Nebraska’s Rules of Professional Conduct prohibit lawyers to engage in “adverse discriminatory treatment” in the course of their legal employment. A proposed amendment to the rule, modeled after ABA Model Rule 8.4(g), would widen this prohibition to cover harassment and discrimination “in the court of a lawyer’s professional activities” and “that reflects adversely on the lawyer’s fitness as a lawyer.”
Many states have already adopted Model Rule 8.4(g) or some variation on it. Critics allege that these rules violate the First Amendment by condemning a wide range of potentially offensive but constitutionally protected speech in circumstances that are only loosely related to professional concerns. How serious are these concerns, and would Nebraska’s version of 8.4(g) avoid them?
Elana Zeide, Asst. Professor, UNL College of Law
Elana Zeide teaches, researches, and writes about privacy and the legal, policy, and ethical implications of data-driven systems and artificial intelligence. She is an Assistant Professor at the University of Nebraska-Lincoln and part of its new interdisciplinary Nebraska Governance and Technology Center. Her work focuses on the modern day permanent record and how new learning, hiring, and workplace technologies impact education and access to opportunity. Recent articles include Student Privacy in the Age of Big Data, The Structural Consequences of Big Data-Driven Education, and Algorithms Make Lousy Fortune Tellers.
Kyle Langvardt, Asst.

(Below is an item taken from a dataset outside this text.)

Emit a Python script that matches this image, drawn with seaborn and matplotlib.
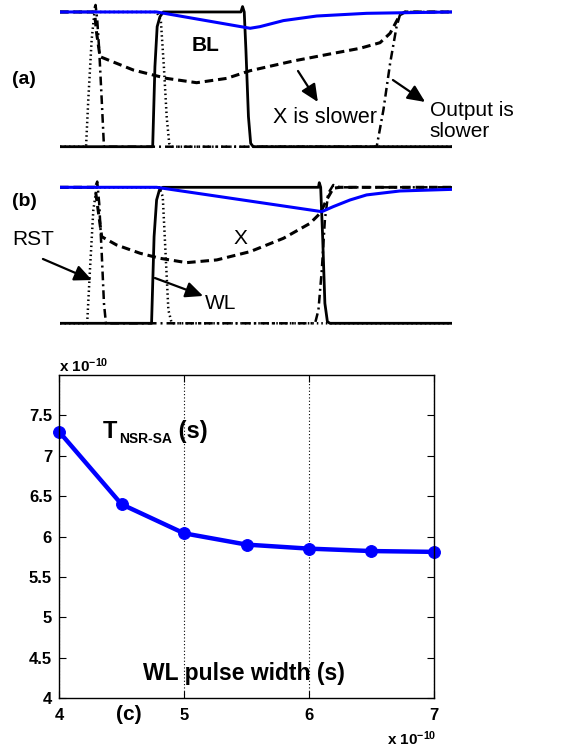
import numpy as np
import pandas as pd
import seaborn as sns
import matplotlib.pyplot as plt

# ---- waveform data, panel (a): time in ps, voltage normalised ----
t_a_wl = [0, 331, 339, 347, 357, 369, 646, 652, 658, 664, 673, 681, 690, 1400]
v_a_wl = [0, 0, 0.594, 0.891, 0.965, 1.0, 1.0, 1.04, 1.0, 0.718, 0.223, 0.025, 0, 0]
t_a_rst = [0, 93, 101, 113, 123, 345, 360, 371, 381, 390, 399, 1400]
v_a_rst = [0, 0, 0.347, 0.792, 1.0, 1.0, 0.941, 0.594, 0.223, 0.025, 0, 0]
t_a_out = [0, 119, 127, 133, 140, 149, 157, 1131, 1155, 1179, 1202, 1214, 1232, 1400]
v_a_out = [1, 1, 1.052, 0.941, 0.718, 0.347, 0, 0, 0.272, 0.619, 0.891, 0.978, 1.0, 1.0]
t_a_x = [0, 123, 131, 143, 262, 381, 488, 595, 679, 833, 976, 1071, 1143, 1179, 1214, 1232, 1400]
v_a_x = [1, 1, 0.84, 0.668, 0.569, 0.507, 0.475, 0.507, 0.564, 0.636, 0.693, 0.730, 0.772, 0.842, 0.978, 1.0, 1.0]
t_a_bl = [0, 345, 679, 714, 798, 917, 1095, 1400]
v_a_bl = [1, 1, 0.879, 0.891, 0.936, 0.970, 0.990, 1.0]

# ---- panel (b) ----
t_b_wl = [0, 327, 336, 345, 355, 367, 923, 926, 931, 938, 946, 955, 964, 1400]
v_b_wl = [0, 0, 0.637, 0.907, 0.98, 1.0, 1.0, 1.034, 1.0, 0.637, 0.147, 0.012, 0, 0]
t_b_rst = [0, 97, 107, 119, 131, 355, 367, 377, 387, 399, 1400]
v_b_rst = [0, 0, 0.392, 0.833, 1.0, 1.0, 0.931, 0.515, 0.098, 0, 0]
t_b_out = [0, 125, 133, 140, 149, 157, 164, 911, 923, 935, 946, 958, 976, 1000, 1400]
v_b_out = [1, 1, 1.042, 0.882, 0.515, 0.147, 0, 0, 0.098, 0.392, 0.760, 0.956, 1.017, 1.0, 1.0]
t_b_x = [0, 125, 135, 149, 202, 286, 357, 452, 560, 679, 798, 893, 929, 952, 976, 1000, 1400]
v_b_x = [1, 1, 0.85, 0.637, 0.576, 0.515, 0.478, 0.446, 0.466, 0.527, 0.625, 0.735, 0.809, 0.907, 0.993, 1.0, 1.0]
t_b_bl = [0, 345, 935, 976, 1036, 1095, 1214, 1400]
v_b_bl = [1, 1, 0.821, 0.858, 0.907, 0.944, 0.973, 0.985]

# ---- panel (c) ----
pulse_width = [4, 4.5, 5, 5.5, 6, 6.5, 7]
t_nsr_sa = [7.30, 6.40, 6.04, 5.90, 5.85, 5.82, 5.81]
x_ticks = [4, 5, 6, 7]
y_ticks = [4, 4.5, 5, 5.5, 6, 6.5, 7, 7.5]
y_ticklabels = ["4", "4.5", "5", "5.5", "6", "6.5", "7", "7.5"]

BLUE = "#0000ff"

sns.set_style("white")
plt.rcParams["font.family"] = ["Liberation Sans", "DejaVu Sans"]
plt.rcParams["text.color"] = "black"
plt.rcParams["xtick.color"] = "black"
plt.rcParams["ytick.color"] = "black"
plt.rcParams["axes.labelcolor"] = "black"
plt.rcParams["mathtext.fontset"] = "custom"
plt.rcParams["mathtext.rm"] = "Liberation Sans:bold"
plt.rcParams["mathtext.bf"] = "Liberation Sans:bold"
plt.rcParams["mathtext.default"] = "bf"

fig = plt.figure(figsize=(5.64, 7.46), dpi=100)
ax_a = fig.add_axes([60 / 564, 0.7853, 392 / 564, 0.2131])
ax_b = fig.add_axes([60 / 564, 0.5484, 392 / 564, 0.2151])
ax_c = fig.add_axes([59 / 564, 0.0643, 375 / 564, 0.433])


def draw_waves(ax, wl, rst, out, x, bl):
    sig = dict(estimator=None, sort=False, ax=ax, legend=False)
    sns.lineplot(x=wl[0], y=wl[1], color="black", lw=2.0, **sig)
    sns.lineplot(x=rst[0], y=rst[1], color="black", lw=1.8, linestyle=(0, (0.6, 1.2)), **sig)
    sns.lineplot(x=out[0], y=out[1], color="black", lw=1.8, linestyle=(0, (3.5, 1.6, 0.8, 1.6)), **sig)
    sns.lineplot(x=x[0], y=x[1], color="black", lw=2.2, linestyle=(0, (2.8, 1.6)), **sig)
    sns.lineplot(x=bl[0], y=bl[1], color=BLUE, lw=2.2, **sig)
    ax.set_xlim(0, 1400)
    ax.set_ylim(-0.1, 1.08)
    ax.set_axis_off()


def arrow(ax, tail, head):
    ax.annotate("", xy=head, xytext=tail, annotation_clip=False,
                arrowprops=dict(arrowstyle="-|>,head_length=0.7,head_width=0.32",
                                color="black", lw=1.6, mutation_scale=15,
                                shrinkA=0, shrinkB=0))


draw_waves(ax_a, (t_a_wl, v_a_wl), (t_a_rst, v_a_rst), (t_a_out, v_a_out),
           (t_a_x, v_a_x), (t_a_bl, v_a_bl))
draw_waves(ax_b, (t_b_wl, v_b_wl), (t_b_rst, v_b_rst), (t_b_out, v_b_out),
           (t_b_x, v_b_x), (t_b_bl, v_b_bl))

# panel (a) labels
ax_a.text(-170, 0.50, "(a)", fontsize=14, fontweight="bold", ha="left", va="center")
ax_a.text(521, 0.75, "BL", fontsize=15, fontweight="bold", ha="center", va="center")
ax_a.text(946, 0.213, "X is slower", fontsize=15.5, ha="center", va="center")
ax_a.text(1321, 0.19, "Output is\nslower", fontsize=15, ha="left", va="center",
          linespacing=1.15)
arrow(ax_a, (850, 0.562), (921, 0.332))
arrow(ax_a, (1189, 0.495), (1304, 0.332))

# panel (b) labels
ax_b.text(-170, 0.892, "(b)", fontsize=14, fontweight="bold", ha="left", va="center")
ax_b.text(-170, 0.613, "RST", fontsize=15, ha="left", va="center")
ax_b.text(643, 0.627, "X", fontsize=15, ha="center", va="center")
ax_b.text(518, 0.149, "WL", fontsize=15, ha="left", va="center")
arrow(ax_b, (-61, 0.473), (114, 0.318))
arrow(ax_b, (339, 0.333), (511, 0.201))

# panel (c)
sns.lineplot(x=pulse_width, y=t_nsr_sa, ax=ax_c, color=BLUE, lw=3.2, marker="o",
             markersize=8.5, markeredgecolor=BLUE, clip_on=False)
ax_c.set_xlim(4, 7)
ax_c.set_ylim(4, 8)
ax_c.set_xticks(x_ticks)
ax_c.set_xticklabels([str(v) for v in x_ticks], fontweight="bold", fontsize=12)
ax_c.set_yticks(y_ticks)
ax_c.set_yticklabels(y_ticklabels, fontweight="bold", fontsize=12)
ax_c.tick_params(direction="in", length=5, width=0.8, top=True, right=True,
                 bottom=True, left=True, colors="black", pad=5)
ax_c.tick_params(axis="x", pad=7)
ax_c.xaxis.grid(True, linestyle=(0, (1, 2)), color="black", lw=0.8)
ax_c.yaxis.grid(False)
for s in ax_c.spines.values():
    s.set_color("black")
    s.set_linewidth(1.0)
ax_c.set_xlabel("")
ax_c.set_ylabel("")

t_main = ax_c.text(4.352, 7.22, "T", fontsize=17, fontweight="bold", ha="left", va="baseline")
t_sub = ax_c.annotate("NSR-SA", xy=(1, 0), xycoords=t_main, xytext=(1, -2.5),
                      textcoords="offset points", fontsize=10, fontweight="bold",
                      ha="left", va="bottom")
ax_c.annotate(" (s)", xy=(1, 0), xycoords=t_sub, xytext=(0, 2.5),
              textcoords="offset points", fontsize=17, fontweight="bold",
              ha="left", va="bottom")
ax_c.text(4.672, 4.22, "WL pulse width (s)", fontsize=16.5, fontweight="bold",
          ha="left", va="baseline")

fig.text(129 / 564, 1 - 715 / 746, "(c)", fontsize=15, fontweight="bold",
         ha="center", va="center")
fig.text(59 / 564, 1 - 372 / 746, r"x 10$^{-10}$", fontsize=11, fontweight="bold",
         ha="left", va="baseline")
fig.text(387 / 564, 0.002, r"x 10$^{-10}$", fontsize=11, fontweight="bold",
         ha="left", va="baseline")

fig.savefig("out.png", dpi=100, facecolor="white")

Professor, UNL College of Law
Professor Kyle Langvardt joined the faculty in July 2020 as a member of the Nebraska Technology & Governance Center. He is a First Amendment scholar who focuses on the Internet’s implications for free expression both as a matter of constitutional doctrine and as a practical reality. His written work addresses new and confounding policy issues including tech addiction, the collapse of traditional gatekeepers in online media and 3D-printable weapons. Professor Langvardt’s most recent papers appear in the Georgetown Law Journal, the Fordham Law Review and the George Mason Law Review.